- [Data excerpt]:
———
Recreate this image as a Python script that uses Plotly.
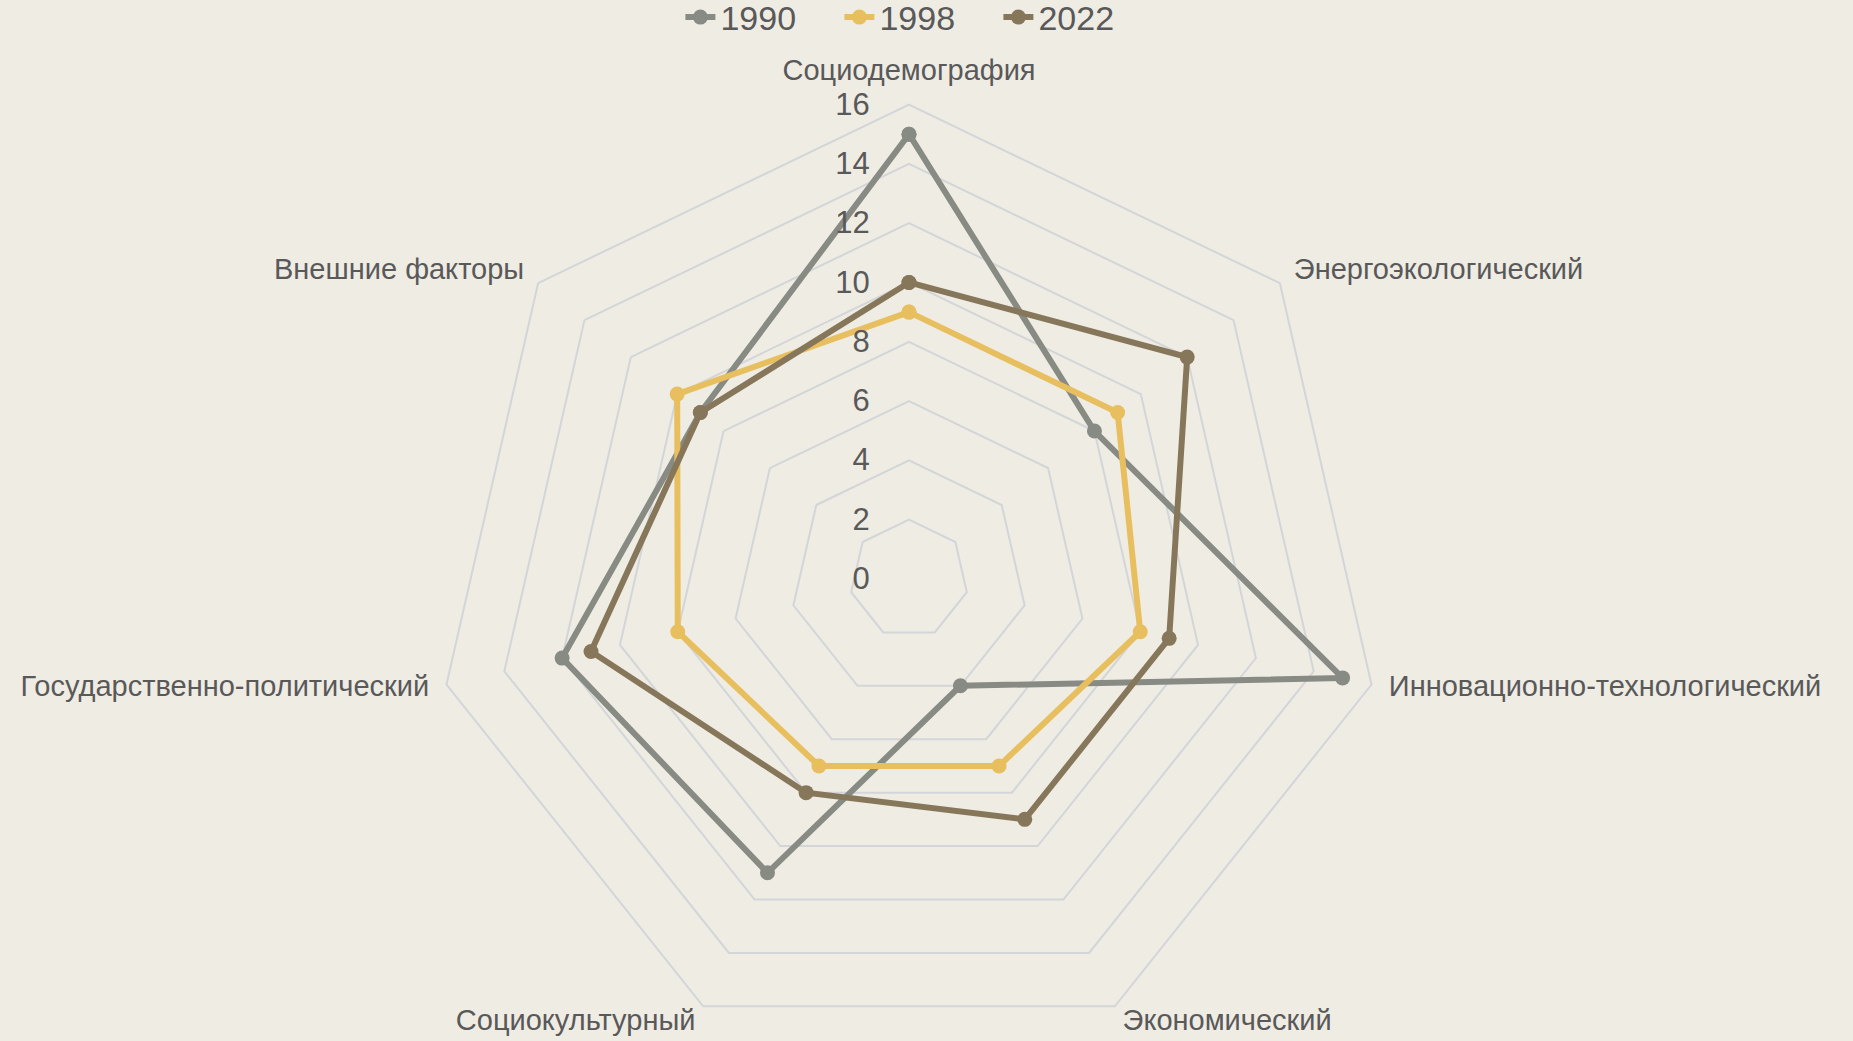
import plotly.graph_objects as go

categories = ["Социодемография", "Энергоэкологический", "Инновационно-технологический",
              "Экономический", "Социокультурный", "Государственно-политический", "Внешние факторы"]
v1990 = [15, 8, 15, 4, 11, 12, 9]
v1998 = [9, 9, 8, 7, 7, 8, 10]
v2022 = [10, 12, 9, 9, 8, 11, 9]
tick_vals = [0, 2, 4, 6, 8, 10, 12, 14, 16]

series = [("1990", v1990, "#888B84"), ("1998", v1998, "#E8BF5E"), ("2022", v2022, "#87775A")]

LABEL_R = 16.6
R_MAX = 17
label_pos = ["top center", "middle right", "middle right", "middle right",
             "middle left", "middle left", "middle left"]

fig = go.Figure()
for name, vals, col in series:
    fig.add_trace(go.Scatterpolar(
        r=vals + vals[:1], theta=categories + categories[:1], name=name,
        mode="lines+markers", line=dict(color=col, width=6),
        marker=dict(color=col, size=15)))

# category labels placed through the polar scales
fig.add_trace(go.Scatterpolar(
    r=[LABEL_R] * len(categories), theta=categories, text=categories,
    mode="text", textposition=label_pos, cliponaxis=False, showlegend=False,
    hoverinfo="skip", textfont=dict(size=29, color="#595959")))

W = 1853
PX_PER_UNIT = 29.65
rad_px = R_MAX * PX_PER_UNIT
CY = 579
H = int(round(CY + rad_px))
fig.update_layout(
    width=W, height=H,
    margin=dict(l=0, r=0, t=0, b=0, autoexpand=False),
    paper_bgcolor="#EFECE4", plot_bgcolor="#EFECE4",
    font=dict(family="Liberation Sans, Arial, sans-serif", color="#595959", size=29),
    legend=dict(orientation="h", x=0.4959, xanchor="center", y=1 + 11.5 / H, yanchor="top",
                font=dict(size=34, color="#595959"), bgcolor="rgba(0,0,0,0)",
                entrywidth=114),
    polar=dict(
        bgcolor="#EFECE4",
        gridshape="linear",
        domain=dict(x=[0, 1818 / W], y=[0, 2 * rad_px / H]),
        radialaxis=dict(range=[0, R_MAX], tickvals=tick_vals, angle=90, tickangle=90,
                        showline=False, ticks="outside", ticklen=28,
                        tickcolor="rgba(0,0,0,0)", gridcolor="#D3D5D8", gridwidth=1.5,
                        tickfont=dict(size=31, color="#595959"), side="counterclockwise"),
        angularaxis=dict(direction="clockwise", rotation=90, showgrid=False,
                         showline=False, ticks="", showticklabels=False),
    ),
)

fig.write_html("out.html", config={"displayModeBar": False},
               post_script="document.body.style.margin='0';document.body.style.overflow='hidden';")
———
- [What the task requires]:
Print out the material word for word, omitting the pictures.

- [Output of the task]:
Recreate this image as a Python script that uses Plotly.
import plotly.graph_objects as go

categories = ["Социодемография", "Энергоэкологический", "Инновационно-технологический",
              "Экономический", "Социокультурный", "Государственно-политический", "Внешние факторы"]
v1990 = [15, 8, 15, 4, 11, 12, 9]
v1998 = [9, 9, 8, 7, 7, 8, 10]
v2022 = [10, 12, 9, 9, 8, 11, 9]
tick_vals = [0, 2, 4, 6, 8, 10, 12, 14, 16]

series = [("1990", v1990, "#888B84"), ("1998", v1998, "#E8BF5E"), ("2022", v2022, "#87775A")]

LABEL_R = 16.6
R_MAX = 17
label_pos = ["top center", "middle right", "middle right", "middle right",
             "middle left", "middle left", "middle left"]

fig = go.Figure()
for name, vals, col in series:
    fig.add_trace(go.Scatterpolar(
        r=vals + vals[:1], theta=categories + categories[:1], name=name,
        mode="lines+markers", line=dict(color=col, width=6),
        marker=dict(color=col, size=15)))

# category labels placed through the polar scales
fig.add_trace(go.Scatterpolar(
    r=[LABEL_R] * len(categories), theta=categories, text=categories,
    mode="text", textposition=label_pos, cliponaxis=False, showlegend=False,
    hoverinfo="skip", textfont=dict(size=29, color="#595959")))

W = 1853
PX_PER_UNIT = 29.65
rad_px = R_MAX * PX_PER_UNIT
CY = 579
H = int(round(CY + rad_px))
fig.update_layout(
    width=W, height=H,
    margin=dict(l=0, r=0, t=0, b=0, autoexpand=False),
    paper_bgcolor="#EFECE4", plot_bgcolor="#EFECE4",
    font=dict(family="Liberation Sans, Arial, sans-serif", color="#595959", size=29),
    legend=dict(orientation="h", x=0.4959, xanchor="center", y=1 + 11.5 / H, yanchor="top",
                font=dict(size=34, color="#595959"), bgcolor="rgba(0,0,0,0)",
                entrywidth=114),
    polar=dict(
        bgcolor="#EFECE4",
        gridshape="linear",
        domain=dict(x=[0, 1818 / W], y=[0, 2 * rad_px / H]),
        radialaxis=dict(range=[0, R_MAX], tickvals=tick_vals, angle=90, tickangle=90,
                        showline=False, ticks="outside", ticklen=28,
                        tickcolor="rgba(0,0,0,0)", gridcolor="#D3D5D8", gridwidth=1.5,
                        tickfont=dict(size=31, color="#595959"), side="counterclockwise"),
        angularaxis=dict(direction="clockwise", rotation=90, showgrid=False,
                         showline=False, ticks="", showticklabels=False),
    ),
)

fig.write_html("out.html", config={"displayModeBar": False},
               post_script="document.body.style.margin='0';document.body.style.overflow='hidden';")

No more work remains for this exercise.